More recently, last year to be rather imprecise, another verse got under my skin in a similar way. And as I write I am only just realising that it is very similar because of the paradox it encapsulates. It’s Mark 9:24…

Immediately the father of the child cried out and said with tears, “Lord, I believe; help my unbelief!

Is it presumptuous of me to suggest that if you ask any Christian “Do you believe in God?” then there’s a very high probability that they’ll answer “Yes”?

But if I was ever asked that question, even though I’ve surrendered my life to Christ, I wouldn’t want to say “Yes”!

Why?

Because to “believe” something, or to “believe in” something, there has to be an element of doubt – or room for doubt. I believe it’s going to rain tomorrow, but it might not. I believe in my ability to hit a tennis ball over a net, but I might fail. Whenever I hear someone say “I believe in God,” I can’t help hearing the unspoken continuation, “…but I could be wrong.

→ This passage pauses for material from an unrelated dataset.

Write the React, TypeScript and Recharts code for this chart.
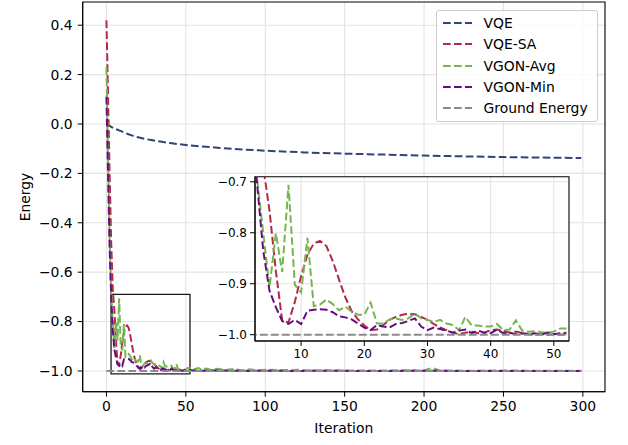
import React from 'react';
import { LineChart, Line, XAxis, YAxis, CartesianGrid, ReferenceArea } from 'recharts';

const FONT = "'DejaVu Sans', sans-serif";

// ---- data ----
const vqeIter = [0, 2, 5, 10, 15, 20, 30, 40, 50, 60, 70, 80, 100, 125, 150, 175, 200, 225, 250, 275, 299];
const vqeVals = [0.0, -0.008, -0.018, -0.031, -0.044, -0.054, -0.067, -0.077, -0.085, -0.091, -0.096, -0.101, -0.108, -0.115, -0.12, -0.124, -0.128, -0.131, -0.134, -0.136, -0.138];

const earlyIter = [0, 1, 2, 3, 4, 5, 6, 7, 8, 9, 10, 11, 12, 13, 14, 15, 16, 17, 18, 19, 20, 21, 22, 23, 24, 25, 26, 27, 28, 29, 30, 31, 32, 33, 34, 35, 36, 37, 38, 39, 40, 41, 42, 43, 44, 45, 46, 47, 48, 49, 50, 51, 52];

const vqeSaEarly = [0.42, 0.12, -0.2, -0.48, -0.67, -0.757, -0.875, -0.972, -0.976, -0.936, -0.885, -0.843, -0.821, -0.816, -0.826, -0.855, -0.892, -0.927, -0.954, -0.97, -0.982, -0.991, -0.99, -0.981, -0.971, -0.965, -0.961, -0.959, -0.96, -0.965, -0.971, -0.979, -0.986, -0.991, -0.996, -0.999, -0.996, -0.994, -0.997, -0.996, -0.991, -0.99, -0.992, -0.996, -0.994, -0.997, -0.999, -1.0, -0.999, -1.0, -0.999, -1.0, -0.999];
const vgonAvgEarly = [0.23, -0.12, -0.45, -0.69, -0.8, -0.907, -0.801, -0.877, -0.706, -0.902, -0.917, -0.81, -0.944, -0.941, -0.931, -0.94, -0.952, -0.945, -0.955, -0.961, -0.961, -0.937, -0.978, -0.978, -0.97, -0.968, -0.971, -0.968, -0.958, -0.968, -0.971, -0.975, -0.971, -0.978, -0.981, -0.991, -0.965, -0.982, -0.982, -0.984, -0.984, -0.979, -0.991, -0.99, -0.972, -0.992, -0.994, -0.993, -0.995, -0.996, -0.994, -0.988, -0.988];
const vgonMinEarly = [0.11, -0.2, -0.5, -0.7, -0.835, -0.914, -0.946, -0.973, -0.979, -0.971, -0.979, -0.953, -0.951, -0.95, -0.951, -0.956, -0.964, -0.966, -0.97, -0.978, -0.986, -0.991, -0.981, -0.984, -0.986, -0.979, -0.977, -0.973, -0.968, -0.984, -0.991, -0.986, -0.989, -0.992, -0.996, -0.992, -0.99, -0.997, -0.992, -0.996, -0.997, -0.99, -0.997, -0.996, -0.999, -0.997, -0.999, -0.997, -1.0, -0.996, -0.999, -0.997, -0.996];

const lateIter = [55, 60, 70, 80, 90, 100, 120, 140, 160, 180, 200, 220, 240, 260, 280, 299];
const vqeSaLate = [-0.999, -1.0, -0.999, -1.0, -1.0, -1.0, -1.0, -1.0, -1.0, -1.0, -1.0, -1.0, -1.0, -1.0, -1.0, -1.0];
const vgonMinLate = [-0.998, -0.999, -0.998, -0.999, -1.0, -0.999, -1.0, -0.999, -1.0, -1.0, -0.999, -1.0, -1.0, -1.0, -1.0, -1.0];
const avgLateIter = [55, 58, 60, 63, 66, 70, 75, 80, 85, 90, 95, 100, 110, 120, 130, 140, 150, 170, 190, 200, 205, 210, 230, 250, 270, 299];
const vgonAvgLate = [-0.993, -0.988, -0.995, -0.99, -0.996, -0.991, -0.996, -0.992, -0.997, -0.993, -0.997, -0.995, -0.997, -0.995, -0.998, -0.997, -0.998, -0.998, -0.997, -0.998, -0.988, -0.998, -0.999, -0.998, -0.999, -0.999];

const groundIter = [0, 299];
const groundVals = [-1.0, -1.0];

const mainXTicks = [0, 50, 100, 150, 200, 250, 300];
const mainYTicks = [-1.0, -0.8, -0.6, -0.4, -0.2, 0.0, 0.2, 0.4];
const insetXTicks = [10, 20, 30, 40, 50];
const insetYTicks = [-1.0, -0.9, -0.8, -0.7];

const seriesNames = ['VQE', 'VQE-SA', 'VGON-Avg', 'VGON-Min', 'Ground Energy'];
const seriesColors = ['#33427a', '#b22a45', '#74b64f', '#650c80', '#8a8a8a'];

const pts = (xs: number[], ys: number[]) => xs.map((x, i) => ({ x, y: ys[i] }));

const vqeData = pts(vqeIter, vqeVals);
const vqeSaData = [...pts(earlyIter, vqeSaEarly), ...pts(lateIter, vqeSaLate)];
const vgonAvgData = [...pts(earlyIter, vgonAvgEarly), ...pts(avgLateIter, vgonAvgLate)];
const vgonMinData = [...pts(earlyIter, vgonMinEarly), ...pts(lateIter, vgonMinLate)];
const groundData = pts(groundIter, groundVals);

const insetSa = pts(earlyIter, vqeSaEarly);
const insetAvg = pts(earlyIter, vgonAvgEarly);
const insetMin = pts(earlyIter, vgonMinEarly);

const fmtY = (v: number) => {
  const r = Math.round(v * 10) / 10;
  return (r < 0 ? '\u2212' : '') + Math.abs(r).toFixed(1);
};

const DASH = '7.7 3.3';
const LW = 2;
const GRID = '#e3e3e3';

const MAIN_X_DOMAIN: [number, number] = [-14.95, 313.95];
const MAIN_Y_DOMAIN: [number, number] = [-1.084, 0.494];
const INSET_X_DOMAIN: [number, number] = [2.7, 52.4];
const INSET_Y_DOMAIN: [number, number] = [-1.0124, -0.69];

function Legend() {
  const rows = seriesNames.map((n, i) => (
    <div key={n} style={{ position: 'absolute', left: 0, top: 1.7 + i * 21.4, height: 20, width: 163 }}>
      <svg width={40} height={20} style={{ position: 'absolute', left: 0, top: 0 }}>
        <line x1={6} x2={35} y1={10} y2={10} stroke={seriesColors[i]} strokeWidth={LW} strokeDasharray={DASH} />
      </svg>
      <span style={{ position: 'absolute', left: 47, top: 0, lineHeight: '20px', fontSize: 13.9, color: '#000', whiteSpace: 'nowrap' }}>{n}</span>
    </div>
  ));
  return (
    <div
      style={{
        position: 'absolute',
        left: 435.5,
        top: 10,
        width: 162,
        height: 112,
        background: 'rgba(255,255,255,0.8)',
        border: '1px solid #cccccc',
        borderRadius: 3,
        boxSizing: 'border-box',
        fontFamily: FONT,
      }}
    >
      {rows}
    </div>
  );
}

export default function App() {
  const tickMain = { fill: '#000', fontSize: 13.9, fontFamily: FONT };
  const tickInset = { fill: '#000', fontSize: 12, fontFamily: FONT };
  return (
    <div style={{ position: 'absolute', left: 0, top: 0, width: 628, height: 445, background: '#fff', fontFamily: FONT }}>
      <div style={{ position: 'absolute', left: 0, top: 0 }}>
        <LineChart width={628} height={445} margin={{ top: 2, right: 23, bottom: 0, left: 0 }}>
          <CartesianGrid stroke={GRID} strokeWidth={1.1} horizontalValues={mainYTicks} verticalValues={mainXTicks} />
          <XAxis
            dataKey="x"
            type="number"
            domain={MAIN_X_DOMAIN}
            ticks={mainXTicks}
            allowDataOverflow
            height={53.3}
            tickSize={5}
            tickMargin={4}
            tick={tickMain}
            stroke="#000"
            interval={0}
          />
          <YAxis
            type="number"
            domain={MAIN_Y_DOMAIN}
            ticks={mainYTicks}
            allowDataOverflow
            width={82.7}
            tickSize={5}
            tickMargin={5}
            tick={tickMain}
            tickFormatter={fmtY}
            stroke="#000"
            interval={0}
          />
          <Line data={vqeData} dataKey="y" type="monotone" stroke={seriesColors[0]} strokeWidth={LW} strokeDasharray={DASH} dot={false} activeDot={false} isAnimationActive={false} />
          <Line data={vqeSaData} dataKey="y" type="linear" stroke={seriesColors[1]} strokeWidth={LW} strokeDasharray={DASH} dot={false} activeDot={false} isAnimationActive={false} />
          <Line data={vgonAvgData} dataKey="y" type="linear" stroke={seriesColors[2]} strokeWidth={LW} strokeDasharray={DASH} dot={false} activeDot={false} isAnimationActive={false} />
          <Line data={vgonMinData} dataKey="y" type="linear" stroke={seriesColors[3]} strokeWidth={LW} strokeDasharray={DASH} dot={false} activeDot={false} isAnimationActive={false} />
          <Line data={groundData} dataKey="y" type="linear" stroke={seriesColors[4]} strokeWidth={LW} strokeDasharray={DASH} dot={false} activeDot={false} isAnimationActive={false} />
          <ReferenceArea x1={2.9} x2={52.6} y1={-1.012} y2={-0.69} fill="none" fillOpacity={0} stroke="#1a1a1a" strokeWidth={1.3} ifOverflow="visible" />
          <ReferenceArea x1={MAIN_X_DOMAIN[0]} x2={MAIN_X_DOMAIN[1]} y1={MAIN_Y_DOMAIN[0]} y2={MAIN_Y_DOMAIN[1]} fill="none" fillOpacity={0} stroke="#000" strokeWidth={1.1} ifOverflow="visible" />
        </LineChart>
      </div>

      <div style={{ position: 'absolute', left: 215, top: 170 }}>
        <LineChart width={360} height={200} margin={{ top: 6.7, right: 6, bottom: 4, left: 0 }}>
          <CartesianGrid stroke={GRID} strokeWidth={1.1} fill="#fff" horizontalValues={insetYTicks} verticalValues={insetXTicks} />
          <XAxis
            dataKey="x"
            type="number"
            domain={INSET_X_DOMAIN}
            ticks={insetXTicks}
            allowDataOverflow
            height={25}
            tickSize={5}
            tickMargin={3}
            tick={tickInset}
            stroke="#000"
            interval={0}
          />
          <YAxis
            type="number"
            domain={INSET_Y_DOMAIN}
            ticks={insetYTicks}
            allowDataOverflow
            width={40}
            tickSize={5}
            tickMargin={3}
            tick={tickInset}
            tickFormatter={fmtY}
            stroke="#000"
            interval={0}
          />
          <Line data={insetSa} dataKey="y" type="linear" stroke={seriesColors[1]} strokeWidth={LW} strokeDasharray={DASH} dot={false} activeDot={false} isAnimationActive={false} />
          <Line data={insetAvg} dataKey="y" type="linear" stroke={seriesColors[2]} strokeWidth={LW} strokeDasharray={DASH} dot={false} activeDot={false} isAnimationActive={false} />
          <Line data={insetMin} dataKey="y" type="linear" stroke={seriesColors[3]} strokeWidth={LW} strokeDasharray={DASH} dot={false} activeDot={false} isAnimationActive={false} />
          <Line data={groundData} dataKey="y" type="linear" stroke={seriesColors[4]} strokeWidth={LW} strokeDasharray={DASH} dot={false} activeDot={false} isAnimationActive={false} />
          <ReferenceArea x1={INSET_X_DOMAIN[0]} x2={INSET_X_DOMAIN[1]} y1={INSET_Y_DOMAIN[0]} y2={INSET_Y_DOMAIN[1]} fill="none" fillOpacity={0} stroke="#000" strokeWidth={1.1} ifOverflow="visible" />
        </LineChart>
      </div>

      <Legend />

      <div style={{ position: 'absolute', left: 343.8, top: 428, transform: 'translate(-50%, -50%)', fontSize: 13.9, whiteSpace: 'nowrap' }}>Iteration</div>
      <div style={{ position: 'absolute', left: 25, top: 197, transform: 'translate(-50%, -50%) rotate(-90deg)', fontSize: 13.9, whiteSpace: 'nowrap' }}>Energy</div>
    </div>
  );
}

I believed in God for as long as I can remember. There were times when that belief was more important and times when it drifted out of my consciousness. When it was important, I’d seek answers to the meaning of life and what was the exact nature of God. I looked at various religions, they all had their pros and cons. None fully met my requirements, or fitted completely with whatever I might call my world view. So I defined myself as “spiritual but not religious” and left it at that.

During a difficult time in my life, in late 2008, I was invited to a church conference which ignited a passion in me. Over the course of several weeks I found myself drawn to Christ, and on 7 December I accepted Him as my personal Saviour.

The moment before I made that commitment I believed in God, and I believed in His Son Jesus. Moments afterwards, “believe” became the wrong word.

God touched me in a physical way, He shook my body, moving from my head down to my feet, in a way I can’t describe and which I’ve never experienced before or since. It was a completely unexpected manifestation, although I’ve since heard that other people have felt His presence in a similar way.

Because of what I’ve experienced, I no longer “believe” in God, I “know” Him in a personal way.

I know that my Redeemer lives, and that in the end He will stand upon the earth. (Job 19:25)

Is the distinction important? Is it just semantics? It’s difficult to say. On a personal level, yes it feels very important to me. Knowing the reality of God makes it much easier to have faith at those times when He feels far away from me. But what about those Christians who haven’t had such a tangible confirmation? I can’t help thinking about Jesus’ words to Thomas:

“Because you have seen me, you have believed; blessed are those who have not seen and yet have believed.” (John 20:29)

Maybe God touched me because it’s what I needed. Maybe if He hasn’t touched you, the faith He’s given you is strong enough without further intervention. Whether it’s connected to your personality, or your life story, or because of His plans for you, I don’t know. Maybe He will touch you some time in the future when you need it most.

I’m also aware that certainty brings danger as well as comfort. There’s a danger of certainty leading to arrogance. There’s a danger that that I could lack patience or understanding when I’m talking to people who still have doubts.

And finally, my certainty about the existence of God is not going to answer the other questions that naturally arise in my journey through life. There is so much for me to learn about God’s nature, about His plan for me and for those who are close to me. There is so much for me to understand about everyday issues, and my personal trials and my weaknesses. There are more questions than will ever be answered in my lifetime, but I’ll keep learning all I can while I have breath, and then look forward to learning the rest when I find my way home to my Heavenly Father.